The Manx Labour Party has been in decline since 2001, and even lost their representation in the House of Keys in 2016. It gained two seats in the 2021 elections. Most candidates on the Isle of Man are Independents.

Gibraltar has not undergone a process of Pasokification. The long-term alliance of the Gibraltar Socialist Labour Party and the Gibraltar Liberal Party has persisted since 2003. The GSLP was only founded in 1980, making it a relatively young social democratic party in Western Europe.

Few overseas British territories have active social democratic or labour movements. This may be because there are few distinct social cleavages among islanders for them to campaign on.

==Outside of Europe==
===Bolivia===
The once dominant Movimiento al Socialismo received just 3.17% of the vote in the 2025 Bolivian general election, their lowest support since the party's foundation. MAS was wiped out in the Chamber of Senators (Bolivia) and won just 2 seats in the Chamber of Deputies, losing 73 seats.

===Israel===
The Israeli Labor Party and its predecessor Mapai were dominant in Israeli politics from the founding of the nation in 1948 to 1977. Since then, its popularity has been gradually decreasing, especially since the start of the 21st century. In the 2020 election the party only gained 3 seats as part of Labor-Gesher-Meretz coalition, being in acute danger of altogether disappearing, but slightly rebounded and got 7 seats in the 2021 election, which allowed it to join the multi-party government.

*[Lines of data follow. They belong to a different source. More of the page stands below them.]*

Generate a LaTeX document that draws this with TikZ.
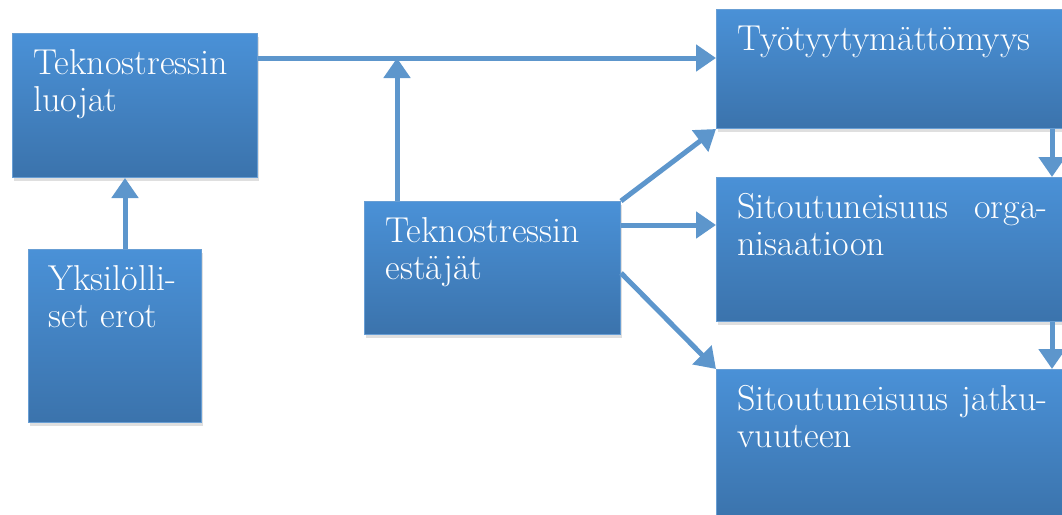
\documentclass[tikz,border=0pt]{standalone}
\usepackage{tikz}
\usetikzlibrary{arrows.meta, shadows}
\usepackage{xcolor}
\definecolor{boxtop}{RGB}{74,145,215}
\definecolor{boxbottom}{RGB}{59,115,172}
\definecolor{boxedge}{RGB}{104,158,212}
\definecolor{arrowblue}{RGB}{93,150,204}

\begin{document}
\begin{tikzpicture}[x=1pt, y=-1pt, every node/.style={font=\fontsize{36}{37}\selectfont}]
  \tikzstyle{block} = [rectangle, anchor=north west, draw=boxedge, line width=1pt, top color=boxtop, bottom color=boxbottom, text=white, align=left, inner xsep=21pt, inner ysep=19pt, text height=22pt, drop shadow={shadow xshift=1pt, shadow yshift=-3pt, opacity=0.25}]
  \tikzstyle{arrow} = [draw=arrowblue, line width=5pt, -{Triangle[length=20pt, width=26pt]}]

  \useasboundingbox (0,0) rectangle (1062,514);

  \node (luojat) [block, text width=203pt, text depth=84pt] at (12,33) {Teknostressin\\luojat};
  \node (erot) [block, text width=133pt, text depth=113pt, inner xsep=20pt] at (28,249) {Yksilölli-\\set erot};
  \node (estajat) [block, text width=214pt, text depth=73pt] at (364,201) {Teknostressin\\estäjät};
  \node (tyytym) [block, text width=310pt, text depth=59pt] at (716,9) {Työtyytymättömyys};
  \node (organ) [block, text width=310pt, text depth=84pt] at (716,177) {Sitoutuneisuus\hfill orga-\\nisaatioon};
  \node (jatku) [block, text width=310pt, text depth=90pt] at (716,369) {Sitoutuneisuus\hfill jatku-\\vuuteen};

  \coordinate (lout) at ([yshift=-25pt]luojat.north east);
  \coordinate (cross) at ([xshift=33pt]estajat.north west |- lout);

  \draw [arrow] (lout) -- (lout -| tyytym.west);
  \draw [arrow] ([xshift=33pt]estajat.north west) -- (cross);
  \draw [arrow] ([xshift=10pt]erot.north) -- ([xshift=10pt]erot.north |- luojat.south);
  \draw [arrow] (estajat.north east) -- (tyytym.south west);
  \draw [arrow] ([yshift=-24pt]estajat.north east) -- ([yshift=-24pt]estajat.north east -| organ.west);
  \draw [arrow] ([yshift=-72pt]estajat.north east) -- (jatku.north west);
  \draw [arrow] ([xshift=336pt]tyytym.south west) -- ([xshift=336pt]tyytym.south west |- organ.north);
  \draw [arrow] ([xshift=336pt]organ.south west) -- ([xshift=336pt]organ.south west |- jatku.north);
\end{tikzpicture}
\end{document}
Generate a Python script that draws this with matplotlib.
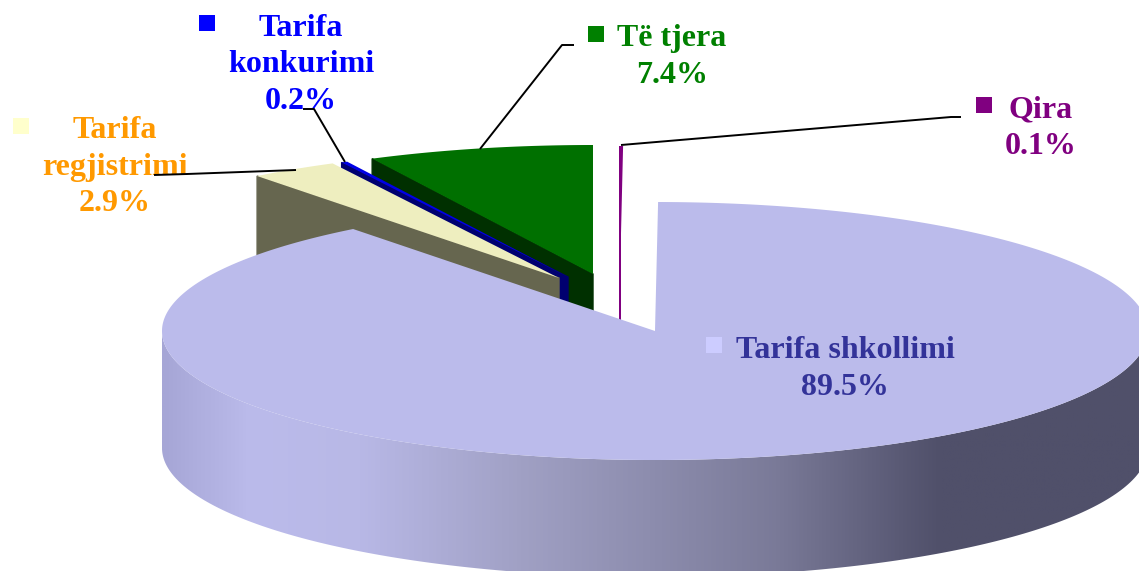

In 2022, the party barely passed the electoral threshold of 3.25% and gained 4 seats. The party would be dissolved by 2024, merging with Meretz to form The Democrats.

===Sri Lanka===
The social-democratic Sri Lanka Freedom Party lost the 2015 Sri Lankan presidential election to party defector Maithripala Sirisena, who campaigned on a broad alliance led by the United National Party against the decade-long rule of the Freedom Party's leader Mahinda Rajapaksa, who faced allegations of corruption and nepotism. The following 2015 Sri Lankan parliamentary election saw the formation of a national government, which soon faced major infighting. Rajapaksa went on to form a new party, Sri Lanka Podujana Peramuna (SLPP), and successfully contested several local government elections. gaining 40.47% of the votes; the Sri Lanka Freedom Party only gained 12.10%, while the United National Party gained 29.42%.

The SLPP nominated Rajapaksa's younger brother Gotabaya Rajapaksa for the 2019 Sri Lankan presidential election, who gained 52.25% against the United National Party candidate Sajith Premadasa (who gained 41.99%). Gotabaya Rajapaksa contested on a pro-nationalistic, economic development and national security platform. Sri Lanka Freedom Party had hoped to have its own candidate for the presidential election, but eventually opted to support the SLPP.

===South Africa===
South Africa is considered a dominant-party state, with the center-left African National Congress providing all of South Africa's presidents since 1994. However, the ANC's electoral majority has declined consistently since 2004, and in the 2021 local elections, its share of the national vote dropped below 50% for the first time ever. The party has been embroiled in a number of controversies, particularly relating to widespread allegations of political corruption among its members. Following the 2024 general election, the ANC lost its majority in parliament for the first time in South Africa's democratic history. It still remains the largest party, with under 41% of the vote. The party also lost its majority in Kwa-Zulu Natal, Gauteng and Northern Cape.

===Latin America===
Following the pink tide, where left wing and center-left wing parties In Latin America were successful, a conservative wave happened from the mid-2010s to the early 2020s as a direct reaction to the pink tide. Although the extent to which the Latin American leftist parties which have also suffered setbacks are located in the social democratic tradition is contested.